BRIEF
Give back only the lines from the one that contains "Reproduce this diagram with TikZ." through the one that contains "(0,0) rectangle (1117,-867);", word for word and without images.

<<<<

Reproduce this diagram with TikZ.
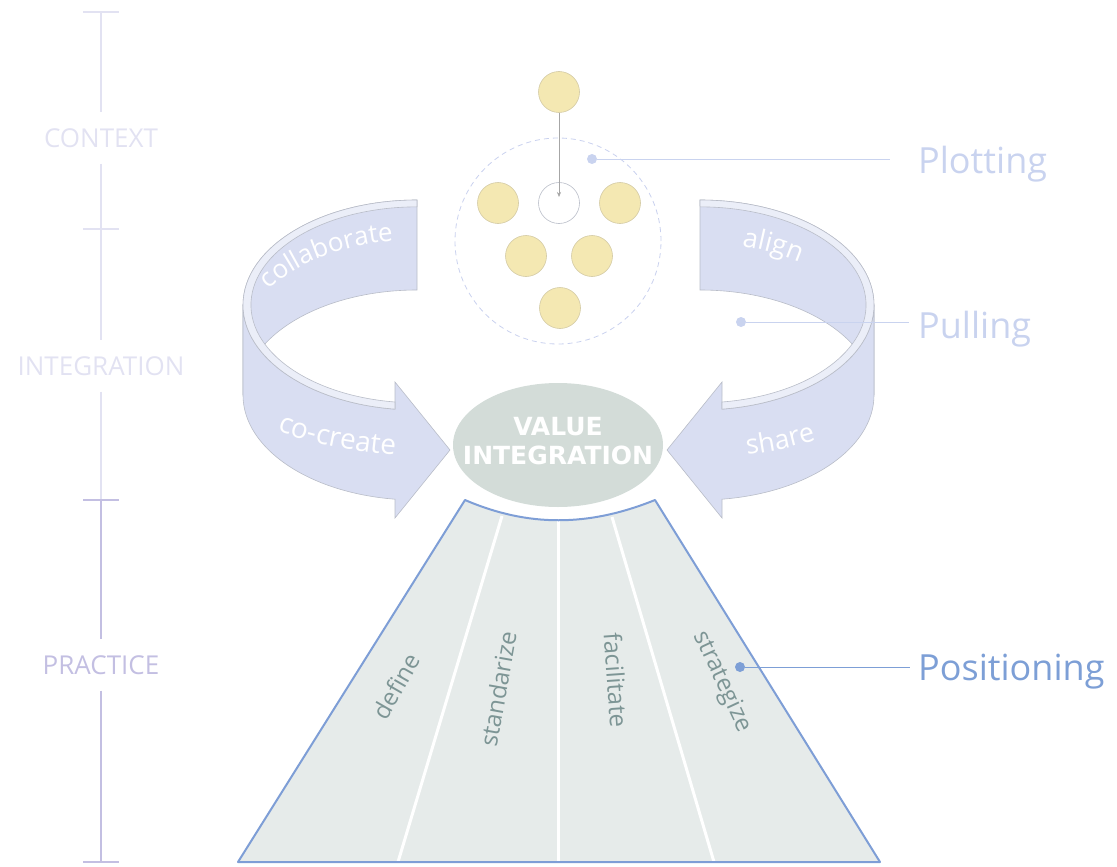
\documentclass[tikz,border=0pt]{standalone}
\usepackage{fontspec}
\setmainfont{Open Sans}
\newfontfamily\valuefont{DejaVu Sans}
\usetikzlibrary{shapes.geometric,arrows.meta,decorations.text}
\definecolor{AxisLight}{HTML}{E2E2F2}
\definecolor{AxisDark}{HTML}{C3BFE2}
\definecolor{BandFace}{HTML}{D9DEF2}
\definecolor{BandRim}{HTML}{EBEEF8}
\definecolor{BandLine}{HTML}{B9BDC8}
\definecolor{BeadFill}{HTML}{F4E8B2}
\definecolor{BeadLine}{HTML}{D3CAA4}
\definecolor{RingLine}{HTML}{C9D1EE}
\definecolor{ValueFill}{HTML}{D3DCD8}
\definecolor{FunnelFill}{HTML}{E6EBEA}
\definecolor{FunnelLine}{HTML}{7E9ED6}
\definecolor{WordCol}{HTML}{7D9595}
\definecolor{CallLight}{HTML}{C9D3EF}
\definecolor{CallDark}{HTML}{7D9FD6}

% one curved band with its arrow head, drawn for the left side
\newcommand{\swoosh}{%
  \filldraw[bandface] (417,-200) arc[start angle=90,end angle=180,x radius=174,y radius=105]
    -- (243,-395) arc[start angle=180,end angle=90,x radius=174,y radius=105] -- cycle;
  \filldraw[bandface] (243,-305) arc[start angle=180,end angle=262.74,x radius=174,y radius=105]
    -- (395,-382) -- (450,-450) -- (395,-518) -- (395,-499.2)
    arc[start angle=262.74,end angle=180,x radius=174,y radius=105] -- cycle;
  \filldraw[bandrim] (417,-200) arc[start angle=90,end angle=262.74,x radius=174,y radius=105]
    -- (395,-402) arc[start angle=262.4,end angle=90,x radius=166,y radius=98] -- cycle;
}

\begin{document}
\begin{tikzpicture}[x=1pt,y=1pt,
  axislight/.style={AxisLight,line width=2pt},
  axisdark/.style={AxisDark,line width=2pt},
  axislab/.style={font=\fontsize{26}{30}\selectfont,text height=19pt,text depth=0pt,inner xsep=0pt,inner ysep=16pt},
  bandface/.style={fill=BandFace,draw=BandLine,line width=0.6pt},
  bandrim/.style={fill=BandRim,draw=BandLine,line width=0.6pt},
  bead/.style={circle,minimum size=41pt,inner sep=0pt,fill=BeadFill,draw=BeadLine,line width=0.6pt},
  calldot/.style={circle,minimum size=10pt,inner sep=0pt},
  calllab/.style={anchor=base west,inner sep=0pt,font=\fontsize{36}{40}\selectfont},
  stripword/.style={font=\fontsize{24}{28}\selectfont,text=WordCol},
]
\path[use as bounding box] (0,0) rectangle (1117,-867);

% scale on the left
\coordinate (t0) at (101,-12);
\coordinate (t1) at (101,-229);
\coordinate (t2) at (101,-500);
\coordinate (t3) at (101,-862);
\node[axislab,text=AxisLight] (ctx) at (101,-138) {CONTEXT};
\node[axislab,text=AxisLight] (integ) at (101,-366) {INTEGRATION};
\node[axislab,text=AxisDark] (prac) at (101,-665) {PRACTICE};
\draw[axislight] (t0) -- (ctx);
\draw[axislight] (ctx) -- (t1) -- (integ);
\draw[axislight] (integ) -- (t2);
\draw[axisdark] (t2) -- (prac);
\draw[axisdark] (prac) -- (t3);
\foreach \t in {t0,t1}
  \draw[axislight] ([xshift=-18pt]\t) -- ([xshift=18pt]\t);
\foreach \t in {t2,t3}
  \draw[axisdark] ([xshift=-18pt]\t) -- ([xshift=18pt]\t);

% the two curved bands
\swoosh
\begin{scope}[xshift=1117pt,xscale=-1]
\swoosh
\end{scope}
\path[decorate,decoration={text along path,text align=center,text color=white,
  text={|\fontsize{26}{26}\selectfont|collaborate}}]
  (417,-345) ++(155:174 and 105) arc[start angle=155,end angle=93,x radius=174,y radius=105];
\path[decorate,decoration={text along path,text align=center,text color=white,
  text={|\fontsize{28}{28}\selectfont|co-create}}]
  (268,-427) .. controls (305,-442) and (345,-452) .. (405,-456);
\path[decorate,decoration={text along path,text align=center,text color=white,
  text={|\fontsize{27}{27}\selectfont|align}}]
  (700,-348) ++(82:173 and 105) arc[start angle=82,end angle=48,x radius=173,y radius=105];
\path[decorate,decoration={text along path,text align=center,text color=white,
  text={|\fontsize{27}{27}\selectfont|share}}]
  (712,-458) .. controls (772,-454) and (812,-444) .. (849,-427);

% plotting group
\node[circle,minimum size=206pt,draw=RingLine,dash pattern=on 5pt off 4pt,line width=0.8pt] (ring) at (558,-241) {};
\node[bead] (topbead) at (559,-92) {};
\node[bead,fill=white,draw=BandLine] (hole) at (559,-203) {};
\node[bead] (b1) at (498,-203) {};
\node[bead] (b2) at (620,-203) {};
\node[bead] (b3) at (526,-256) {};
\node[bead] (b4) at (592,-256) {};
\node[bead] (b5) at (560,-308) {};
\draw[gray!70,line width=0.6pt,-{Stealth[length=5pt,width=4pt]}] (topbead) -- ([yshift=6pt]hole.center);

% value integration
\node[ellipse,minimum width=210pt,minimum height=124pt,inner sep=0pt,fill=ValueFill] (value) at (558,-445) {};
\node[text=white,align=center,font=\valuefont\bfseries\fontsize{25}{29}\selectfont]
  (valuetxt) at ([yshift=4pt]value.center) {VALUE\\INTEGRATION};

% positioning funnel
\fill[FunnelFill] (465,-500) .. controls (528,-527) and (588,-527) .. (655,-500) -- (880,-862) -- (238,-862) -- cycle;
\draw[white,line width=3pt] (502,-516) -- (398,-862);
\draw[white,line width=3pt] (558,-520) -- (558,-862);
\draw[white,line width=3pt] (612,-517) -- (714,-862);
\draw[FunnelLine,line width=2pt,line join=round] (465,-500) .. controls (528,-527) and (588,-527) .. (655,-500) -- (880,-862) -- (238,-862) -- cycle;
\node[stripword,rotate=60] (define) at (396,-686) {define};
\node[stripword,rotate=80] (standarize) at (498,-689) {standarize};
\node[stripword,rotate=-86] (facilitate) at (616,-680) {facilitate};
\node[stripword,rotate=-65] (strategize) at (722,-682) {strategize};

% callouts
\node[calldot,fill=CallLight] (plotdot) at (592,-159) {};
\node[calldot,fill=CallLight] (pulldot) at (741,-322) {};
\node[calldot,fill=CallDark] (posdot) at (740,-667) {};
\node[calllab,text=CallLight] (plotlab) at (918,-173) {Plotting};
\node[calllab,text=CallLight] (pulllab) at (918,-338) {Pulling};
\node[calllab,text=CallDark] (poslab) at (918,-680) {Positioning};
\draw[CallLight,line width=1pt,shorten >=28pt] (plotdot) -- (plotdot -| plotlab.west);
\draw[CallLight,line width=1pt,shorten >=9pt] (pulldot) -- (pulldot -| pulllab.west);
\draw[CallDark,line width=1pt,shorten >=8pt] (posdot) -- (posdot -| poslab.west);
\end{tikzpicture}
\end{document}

>>>>
<<<<

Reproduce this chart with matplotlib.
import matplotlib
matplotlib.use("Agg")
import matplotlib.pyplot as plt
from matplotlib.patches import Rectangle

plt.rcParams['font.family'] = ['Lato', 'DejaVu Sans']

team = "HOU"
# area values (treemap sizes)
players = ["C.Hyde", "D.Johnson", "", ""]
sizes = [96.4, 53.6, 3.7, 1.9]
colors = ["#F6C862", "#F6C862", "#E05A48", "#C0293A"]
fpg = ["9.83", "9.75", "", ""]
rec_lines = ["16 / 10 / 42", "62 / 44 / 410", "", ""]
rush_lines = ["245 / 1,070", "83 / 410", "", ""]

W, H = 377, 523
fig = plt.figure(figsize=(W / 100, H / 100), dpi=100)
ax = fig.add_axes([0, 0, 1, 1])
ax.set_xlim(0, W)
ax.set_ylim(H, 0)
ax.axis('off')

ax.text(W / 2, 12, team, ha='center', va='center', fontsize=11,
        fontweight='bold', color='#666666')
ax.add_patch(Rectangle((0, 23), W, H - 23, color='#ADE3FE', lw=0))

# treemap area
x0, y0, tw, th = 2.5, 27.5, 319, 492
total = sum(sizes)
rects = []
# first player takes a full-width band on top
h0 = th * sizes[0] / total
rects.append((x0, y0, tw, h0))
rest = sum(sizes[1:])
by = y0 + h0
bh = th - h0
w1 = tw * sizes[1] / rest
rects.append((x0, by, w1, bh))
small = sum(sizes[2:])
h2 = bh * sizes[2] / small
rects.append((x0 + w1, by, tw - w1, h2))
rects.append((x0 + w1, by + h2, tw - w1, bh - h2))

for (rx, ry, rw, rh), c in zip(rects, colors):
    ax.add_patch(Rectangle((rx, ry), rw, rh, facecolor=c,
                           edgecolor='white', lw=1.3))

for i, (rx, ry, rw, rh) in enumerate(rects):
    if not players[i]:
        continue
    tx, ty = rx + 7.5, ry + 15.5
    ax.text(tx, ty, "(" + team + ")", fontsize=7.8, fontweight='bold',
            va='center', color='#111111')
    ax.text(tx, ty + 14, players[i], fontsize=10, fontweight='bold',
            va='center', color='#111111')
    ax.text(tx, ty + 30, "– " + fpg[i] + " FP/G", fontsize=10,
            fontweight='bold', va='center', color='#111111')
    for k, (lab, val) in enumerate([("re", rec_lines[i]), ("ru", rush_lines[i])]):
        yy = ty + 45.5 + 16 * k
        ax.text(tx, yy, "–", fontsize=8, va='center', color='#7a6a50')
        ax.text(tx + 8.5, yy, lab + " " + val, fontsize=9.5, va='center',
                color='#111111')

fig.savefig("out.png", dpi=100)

>>>>

COMPLETE RESPONSE
Reproduce this diagram with TikZ.
\documentclass[tikz,border=0pt]{standalone}
\usepackage{fontspec}
\setmainfont{Open Sans}
\newfontfamily\valuefont{DejaVu Sans}
\usetikzlibrary{shapes.geometric,arrows.meta,decorations.text}
\definecolor{AxisLight}{HTML}{E2E2F2}
\definecolor{AxisDark}{HTML}{C3BFE2}
\definecolor{BandFace}{HTML}{D9DEF2}
\definecolor{BandRim}{HTML}{EBEEF8}
\definecolor{BandLine}{HTML}{B9BDC8}
\definecolor{BeadFill}{HTML}{F4E8B2}
\definecolor{BeadLine}{HTML}{D3CAA4}
\definecolor{RingLine}{HTML}{C9D1EE}
\definecolor{ValueFill}{HTML}{D3DCD8}
\definecolor{FunnelFill}{HTML}{E6EBEA}
\definecolor{FunnelLine}{HTML}{7E9ED6}
\definecolor{WordCol}{HTML}{7D9595}
\definecolor{CallLight}{HTML}{C9D3EF}
\definecolor{CallDark}{HTML}{7D9FD6}

% one curved band with its arrow head, drawn for the left side
\newcommand{\swoosh}{%
  \filldraw[bandface] (417,-200) arc[start angle=90,end angle=180,x radius=174,y radius=105]
    -- (243,-395) arc[start angle=180,end angle=90,x radius=174,y radius=105] -- cycle;
  \filldraw[bandface] (243,-305) arc[start angle=180,end angle=262.74,x radius=174,y radius=105]
    -- (395,-382) -- (450,-450) -- (395,-518) -- (395,-499.2)
    arc[start angle=262.74,end angle=180,x radius=174,y radius=105] -- cycle;
  \filldraw[bandrim] (417,-200) arc[start angle=90,end angle=262.74,x radius=174,y radius=105]
    -- (395,-402) arc[start angle=262.4,end angle=90,x radius=166,y radius=98] -- cycle;
}

\begin{document}
\begin{tikzpicture}[x=1pt,y=1pt,
  axislight/.style={AxisLight,line width=2pt},
  axisdark/.style={AxisDark,line width=2pt},
  axislab/.style={font=\fontsize{26}{30}\selectfont,text height=19pt,text depth=0pt,inner xsep=0pt,inner ysep=16pt},
  bandface/.style={fill=BandFace,draw=BandLine,line width=0.6pt},
  bandrim/.style={fill=BandRim,draw=BandLine,line width=0.6pt},
  bead/.style={circle,minimum size=41pt,inner sep=0pt,fill=BeadFill,draw=BeadLine,line width=0.6pt},
  calldot/.style={circle,minimum size=10pt,inner sep=0pt},
  calllab/.style={anchor=base west,inner sep=0pt,font=\fontsize{36}{40}\selectfont},
  stripword/.style={font=\fontsize{24}{28}\selectfont,text=WordCol},
]
\path[use as bounding box] (0,0) rectangle (1117,-867);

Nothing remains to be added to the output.